In my view, if all other settings are the same as original RCAN (same datasets, same patch size, same training iterations, same optimizer, etc.), changing the lr could be a good trick. I think it is fair. If it is useful for all other CNNs, all future works should use this strategy from then on! However, maybe we should point the lr strategy out in the paper and do some ablation studies if we compare it with these old methods.

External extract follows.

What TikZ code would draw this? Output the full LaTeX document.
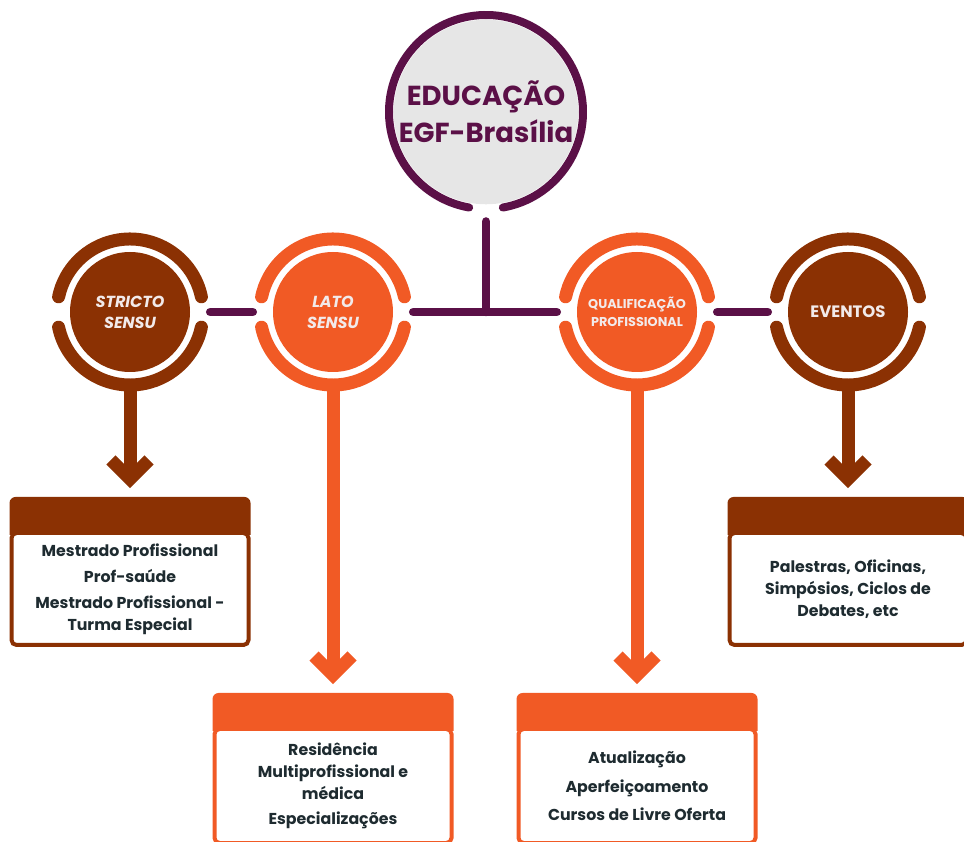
\documentclass[tikz,border=0pt]{standalone}
\usepackage{fontspec}
\setmainfont{Poppins}
\usetikzlibrary{positioning}

\definecolor{egfpurple}{HTML}{5B1047}
\definecolor{egfbrown}{HTML}{8B3103}
\definecolor{egforange}{HTML}{F15A25}
\definecolor{egfgray}{HTML}{E6E6E6}
\definecolor{egftext}{HTML}{1E2B30}
\definecolor{egflight}{HTML}{F2EAEA}

\tikzset{
  hub/.style={circle, fill=#1, text=egflight, minimum size=120, inner sep=0, align=center,
    font=\bfseries\itshape\fontsize{16}{21}\selectfont},
  ringarc/.style={draw=#1, line width=13, line cap=round},
  linkbar/.style={draw=egfpurple, line width=8.5, line cap=round},
  stemline/.style={draw=#1, line width=13},
  vhead/.style={draw=#1, line width=13, line join=miter},
  infobox/.style={draw=#1, fill=white, line width=4, rounded corners=5, minimum width=237,
    minimum height=112, align=center, text=egftext, font=\bfseries\fontsize{15.8}{22}\selectfont},
}

\begin{document}
\begin{tikzpicture}[x=1pt, y=1pt]
\clip (0,0) rectangle (964,841);

% top circle
\node[circle, fill=egfgray, minimum size=170, inner sep=0, align=center, text=egfpurple,
  font=\bfseries\fontsize{27.5}{37}\selectfont] (edu) at (486,729) {EDUCAÇÃO\\EGF-Brasília};
\draw[ringarc=egfpurple, line width=8] (edu.center) ++(-80:97) arc[start angle=-80, end angle=260, radius=97];

% the four branches
\node[hub=egfbrown] (stricto) at (130,529) {STRICTO\\SENSU};
\node[hub=egforange] (lato) at (333,529) {LATO\\SENSU};
\node[hub=egforange, font=\bfseries\fontsize{12.8}{18}\selectfont] (qual) at (637,529) {QUALIFICAÇÃO\\PROFISSIONAL};
\node[hub=egfbrown, font=\bfseries\fontsize{16.5}{21}\selectfont] (event) at (848,529) {EVENTOS};

\foreach \n/\c in {stricto/egfbrown, lato/egforange, qual/egforange, event/egfbrown} {
  \draw[ringarc=\c] (\n.center) ++(12:73) arc[start angle=12, end angle=168, radius=73];
  \draw[ringarc=\c] (\n.center) ++(192:73) arc[start angle=192, end angle=348, radius=73];
}

% connectors
\draw[linkbar, shorten <=17] (edu) -- (edu |- lato);
\draw[linkbar, shorten <=20, shorten >=20] (stricto) -- (lato);
\draw[linkbar, shorten <=20, shorten >=20] (lato) -- (qual);
\draw[linkbar, shorten <=20, shorten >=20] (qual) -- (event);

% boxes
\node[infobox=egfbrown] (box1) at (130,252) {Mestrado Profissional\\[4pt]Prof-saúde\\[4pt]Mestrado Profissional -\\Turma Especial};
\node[infobox=egforange, minimum height=114] (box2) at (333,55) {Residência\\Multiprofissional e\\médica\\[3pt]Especializações};
\node[infobox=egforange, minimum height=114] (box3) at (637,55) {Atualização\\[7pt]Aperfeiçoamento\\[6pt]Cursos de Livre Oferta};
\node[infobox=egfbrown] (box4) at (848,252) {Palestras, Oficinas,\\Simpósios, Ciclos de\\Debates, etc};

\foreach \b/\c in {box1/egfbrown, box2/egforange, box3/egforange, box4/egfbrown}
  \fill[\c] ([yshift=-4]\b.north west) [rounded corners=6] -- ([yshift=34]\b.north west)
    -- ([yshift=34]\b.north east) [sharp corners] -- ([yshift=-4]\b.north east) -- cycle;

% arrows down
\draw[stemline=egfbrown, shorten <=13, shorten >=52] (stricto) -- (box1);
\draw[stemline=egforange, shorten <=13, shorten >=52] (lato) -- (box2);
\draw[stemline=egforange, shorten <=13, shorten >=52] (qual) -- (box3);
\draw[stemline=egfbrown, shorten <=13, shorten >=52] (event) -- (box4);
\foreach \b/\c in {box1/egfbrown, box2/egforange, box3/egforange, box4/egfbrown}
  \draw[vhead=\c] ([shift={(-19,71)}]\b.north) -- ([yshift=52]\b.north) -- ([shift={(19,71)}]\b.north);
\end{tikzpicture}
\end{document}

As for your advice on fine-tuning SwinIR-BIX4 by using fixed lr (1e-5), I will try it and keep you updated. Thank you.

@JingyunLiang
Yes, you are wright, this training setting should be reported in paper and some study should also be done to support this trick.
I will test training other cnn-based later. If it acturally works, I will tell you.
Thanks for your reply!

  • Update: I compared three kinds of learning rate strategies when finetuning x4 from x2 classical SR models.
Case Init LR LR_step Set5 Set14 BSD100 Urban100 Manga109
1 (used in the paper) 1e-4 [125000, 200000, 225000, 237500] (total_iter=250000) 32.72/0.9021 28.94/0.7914 27.83/0.7459 27.07/0.8164 31.67/0.9226
2 1e-5 [None] (total_iter=250000) 32.69/0.9018 28.96/0.7920 27.84/0.7463 27.07/0.8165 31.73/0.9227
3 1e-5 [None] (total_iter=500000) 32.69/0.9020 28.96/0.7918 27.84/0.7462 27.08/0.8168 31.69/0.9228
  • Conclusion: We get a PSNR improvement from -0.03 to 0.06. Using the second lr strategy (fix the lr to 1e-5 for x4 fine-tuning) is only slightly better.

@JingyunLiang
Ok, I will check. Maybe it is more useful for CNN-based model. (Alough I think this strategy should not work, the results are relly better in my repo 23333333. )

Feel free to open it if you have more questions.